March 20, 2008
All over Connecticut, big, furry beasts are stirring.
It’s time for the state’s black bears to rouse from their winter slumber. With an estimated population of only 30 in 1992, as many as 500 specimens of Ursus americanus now reside in the Nutmeg State. Once confined to towns in the northwest corner, in the last few years bears have been spotted in every Connecticut county. (The animals are so ubiquitous, there’s even talk of following New Jersey’s lead, and allowing limited hunting.)
The state’s ursine health is probably the most striking example of just how hospitable Connecticut is to species that were once driven from the state -- and even a few species that were never indigenous.
The fisher is another impressive mammal that now thrives here. (Members of the weasel family, fishers are reclusive, smelly, agile, and aggressive. They eat just about anything.) Coyotes, once unknown east of the Mississippi River, began moving into Connecticut in the 1950s. Half a century later, their population is in the thousands -- and they’re making a habit of preying on suburbanites’ small pets. In 2002, the Department of Environmental Protection (DEP) determined that moose had moved back to the state.

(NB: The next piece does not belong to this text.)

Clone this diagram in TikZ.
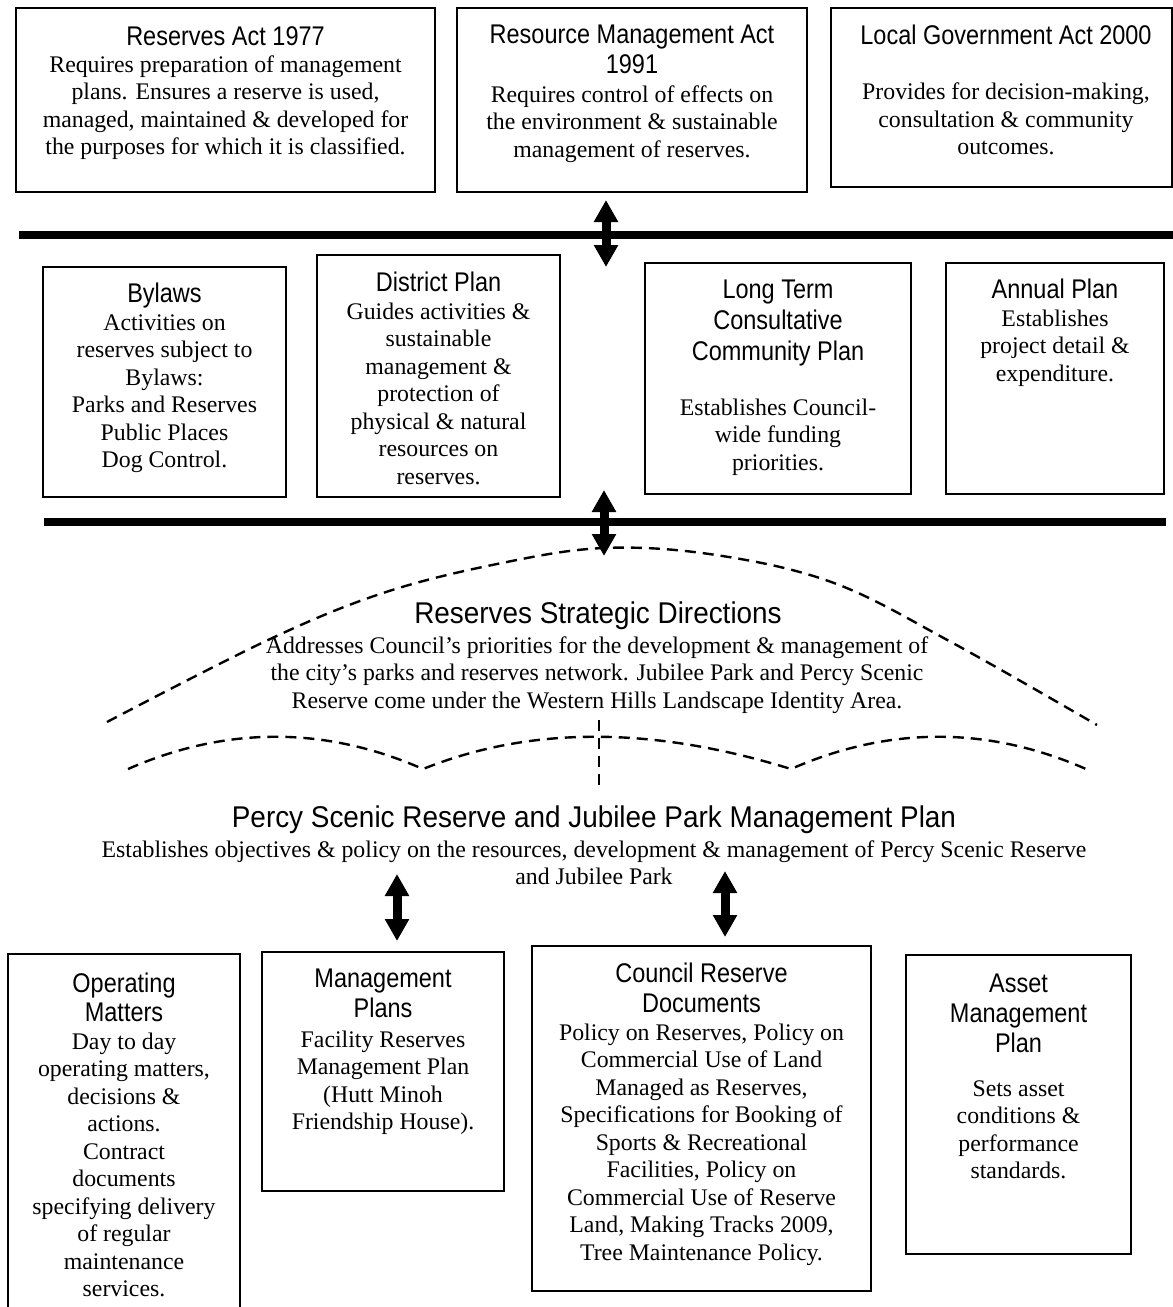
\documentclass[tikz,border=0pt]{standalone}
\usepackage{fontspec}
\setmainfont{Liberation Serif}
\newfontfamily\hfont[FakeStretch=0.87]{Liberation Sans}
\newfontfamily\bigtfont[FakeStretch=0.93]{Liberation Sans}
\usetikzlibrary{arrows.meta}
% note: for multi-line nodes the base anchor is the baseline of the LAST line
\tikzset{
  box/.style={draw, line width=1.8pt, inner sep=0pt, outer sep=0pt, anchor=north west},
  ttl/.style={align=center, font=\hfont\fontsize{27}{30}\selectfont, inner sep=0pt, anchor=base},
  txt/.style={align=center, font=\fontsize{23.8}{27.5}\selectfont, inner sep=0pt, anchor=base},
  bigttl/.style={align=center, font=\bigtfont\fontsize{30}{32}\selectfont, inner sep=0pt, anchor=base},
  bar/.style={line width=7.5pt},
  dbl/.style={line width=9pt, {Triangle[width=23pt,length=22pt]}-{Triangle[width=23pt,length=22pt]}},
  dsh/.style={line width=2.4pt, dash pattern=on 11pt off 7pt}
}
\begin{document}
\begin{tikzpicture}[x=1pt,y=-1pt]
\useasboundingbox[fill=white] (0,0) rectangle (1173,1307);

% ---------- top row ----------
\node[box, minimum width=419pt, minimum height=184pt] (b1) at (16,8) {};
\node[box, minimum width=350pt, minimum height=184pt] (b2) at (457,8) {};
\node[box, minimum width=341pt, minimum height=179pt] (b3) at (831,8) {};

\node[ttl] (t1) at (225.5,45) {Reserves Act 1977};
\node[txt] (x1) at (225.5,154.5) {Requires preparation of management\\plans. Ensures a reserve is used,\\managed, maintained \& developed for\\the purposes for which it is classified.};

\node[ttl] (t2) at (632,73) {Resource Management Act\\1991};
\node[txt] (x2) at (632,157) {Requires control of effects on\\the environment \& sustainable\\management of reserves.};

\node[ttl] (t3) at (1006,44) {Local Government Act 2000};
\node[txt] (x3) at (1006,154.5) {Provides for decision-making,\\consultation \& community\\outcomes.};

% ---------- bar 1 ----------
\coordinate (l1a) at (19,235);
\coordinate (l1b) at (1173,235);
\draw[bar] (l1a) -- (l1b);
\coordinate (a1t) at (606,200);
\coordinate (a1b) at (606,267);
\draw[dbl] (a1t) -- (a1b);

% ---------- middle row ----------
\node[box, minimum width=243pt, minimum height=230pt] (b4) at (43,267) {};
\node[box, minimum width=243pt, minimum height=242pt] (b5) at (317,255) {};
\node[box, minimum width=266pt, minimum height=231pt] (b6) at (645,263) {};
\node[box, minimum width=218pt, minimum height=231pt] (b7) at (946,263) {};

\node[ttl] (t4) at (164.5,302) {Bylaws};
\node[txt] (x4) at (164.5,467.5) {Activities on\\reserves subject to\\Bylaws:\\Parks and Reserves\\Public Places\\Dog Control.};

\node[ttl] (t5) at (438.5,291) {District Plan};
\node[txt] (x5) at (438.5,484) {Guides activities \&\\sustainable\\management \&\\protection of\\physical \& natural\\resources on\\reserves.};

\node[ttl, font=\hfont\fontsize{27}{31}\selectfont] (t6) at (778,360) {Long Term\\Consultative\\Community Plan};
\node[txt] (x6) at (778,470) {Establishes Council-\\wide funding\\priorities.};

\node[ttl] (t7) at (1055,298) {Annual Plan};
\node[txt] (x7) at (1055,381) {Establishes\\project detail \&\\expenditure.};

% ---------- bar 2 ----------
\coordinate (l2a) at (44,522);
\coordinate (l2b) at (1166,522);
\draw[bar] (l2a) -- (l2b);
\coordinate (a2t) at (604,490);
\coordinate (a2b) at (604,556);
\draw[dbl] (a2t) -- (a2b);

% ---------- strategic directions ----------
\draw[dsh] plot[smooth, tension=0.6] coordinates {(107,722) (268,640) (383,593) (497,564) (604,548) (716,555) (834,583) (951,642) (1097,725)};
\node[bigttl] (t8) at (598,623) {Reserves Strategic Directions};
\node[txt] (x8) at (597,708) {Addresses Council’s priorities for the development \& management of\\the city’s parks and reserves network. Jubilee Park and Percy Scenic\\Reserve come under the Western Hills Landscape Identity Area.};

\coordinate (w0) at (128,769);
\coordinate (w1) at (423,769);
\coordinate (w2) at (791,769);
\coordinate (w3) at (1086,769);
\draw[dsh] (w0) .. controls (226,726) and (325,726) .. (w1)
               .. controls (530,726) and (652,726) .. (w2)
               .. controls (889,726) and (988,726) .. (w3);
\coordinate (v1) at (599,720);
\coordinate (v2) at (599,785);
\draw[dsh] (v1) -- (v2);

% ---------- management plan ----------
\node[bigttl] (t9) at (594,827) {Percy Scenic Reserve and Jubilee Park Management Plan};
\node[txt] (x9) at (594,884.5) {Establishes objectives \& policy on the resources, development \& management of Percy Scenic Reserve\\and Jubilee Park};

\coordinate (a3t) at (397,874);
\coordinate (a3b) at (397,941);
\draw[dbl] (a3t) -- (a3b);
\coordinate (a4t) at (725,871);
\coordinate (a4b) at (725,937);
\draw[dbl] (a4t) -- (a4b);

% ---------- bottom row ----------
\coordinate (o1) at (8,1312);
\coordinate (o2) at (8,954);
\coordinate (o3) at (240,954);
\coordinate (o4) at (240,1312);
\draw[line width=1.8pt] (o1) -- (o2) -- (o3) -- (o4);
\node[box, minimum width=242pt, minimum height=239pt] (b11) at (262,952) {};
\node[box, minimum width=339pt, minimum height=345pt] (b12) at (532,946) {};
\node[box, minimum width=225pt, minimum height=299pt] (b13) at (906,955) {};

\node[ttl, font=\hfont\fontsize{27}{29}\selectfont] (t10) at (124,1021) {Operating\\Matters};
\node[txt] (x10) at (124,1296.5) {Day to day\\operating matters,\\decisions \&\\actions.\\Contract\\documents\\specifying delivery\\of regular\\maintenance\\services.};

\node[ttl] (t11) at (383,1017) {Management\\Plans};
\node[txt] (x11) at (383,1129.5) {Facility Reserves\\Management Plan\\(Hutt Minoh\\Friendship House).};

\node[ttl] (t12) at (701.5,1012) {Council Reserve\\Documents};
\node[txt] (x12) at (701.5,1260) {Policy on Reserves, Policy on\\Commercial Use of Land\\Managed as Reserves,\\Specifications for Booking of\\Sports \& Recreational\\Facilities, Policy on\\Commercial Use of Reserve\\Land, Making Tracks 2009,\\Tree Maintenance Policy.};

\node[ttl] (t13) at (1018.5,1052) {Asset\\Management\\Plan};
\node[txt] (x13) at (1018.5,1178.5) {Sets asset\\conditions \&\\performance\\standards.};
\end{tikzpicture}
\end{document}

There’s evidence that bobcat numbers are up. The effort to reintroduce wild turkeys to Connecticut has perhaps been too successful, with the birds’ numbers now in the tens of thousands.
While it’s controversial -- government wildlife officials say it just can’t be -- many residents of the most remote parts of the state insist that mountain lions have returned. An abundance of deer and smaller animals provides ample food. And more and more credible witnesses have reported encounters with felines that are simply too big to be bobcats. (At a recent standing-room-only lecture on the subject in Somers, nine hands were raised in the response to the question, “How many here have seen a mountain lion in Connecticut?”)
There’s no debate over the reappearance of the nation’s symbol. Bald eagles vanished from the state in the 1950s, but by the early 1990s, they were back. The goal of 20 breeding pairs set by the Northern States Bald Eagle Recovery Plan was met in 2005. According to the DEP’s Council on Environmental Quality, “the eagle is representative of species, especially predators, that share similar habitat requirements: large areas of relatively undisturbed land near rivers or lakes where the birds can find adequate supplies of prey that are -- very importantly -- only minimally contaminated.”
The fortunes of the osprey, a big bird that winters in South America but comes north between March and August, have also undergone what a DEP biologist called “a wonderful reversal.” In the 1970s, only six nesting pairs were left in the state. Thirty years later, hundreds of male and female ospreys are observed raising their chicks.
How can this be possible? How, in a state hand-wringing elites constantly tell us is being overrun by “sprawl,” can wildlife be thriving in Connecticut?
Contrary to the claims of politicians and activists who peddle the notion that “big box” retailers and “McMansions” are turning the Nutmeg State into a unsightly wasteland, Connecticut is full of forest. “Few places on earth,” a U.S. Forest Service official observed in 2001, “are likely to have as many people living among so much forest.” Sixty percent of the state is forested -- quite a change from a century ago, when nearly every tree had been chopped down for fuel and farmland.
Other Connecticut environmental indicators are strong, too. In the last two decades, the DEP’s index of six air pollutants (carbon monoxide, ground-level ozone, lead, nitrogen dioxide, particulates, and sulfur dioxide) improved by over a third. Sewage overflows into the state’s rivers have declined substantially. The reports submitted by water utilities to the state’s Department of Public Health show 99 percent compliance with purity standards. And nine out of every 10 inspections performed by the DEP finds industrial facilities in “full compliance” with environmental mandates.
In Connecticut, as in the nation, pollution has declined so precipitously -- and wildlife has rebounded so strongly -- that environmental bureaucrats and hysterical eco-activists have turned their attention to imaginary problems. (For example, the inevitable calamity of “global climate change,” the “farmland crisis,” and the “risks” from pesticides and genetically modified foods.)
Connecticut will always face environmental challenges. And few would argue that government should play no role in improving air quality and keeping water supplies safe. But if the Nutmeg State is the ecological nightmare alarmists claim it is, someone forgot to tell the animals.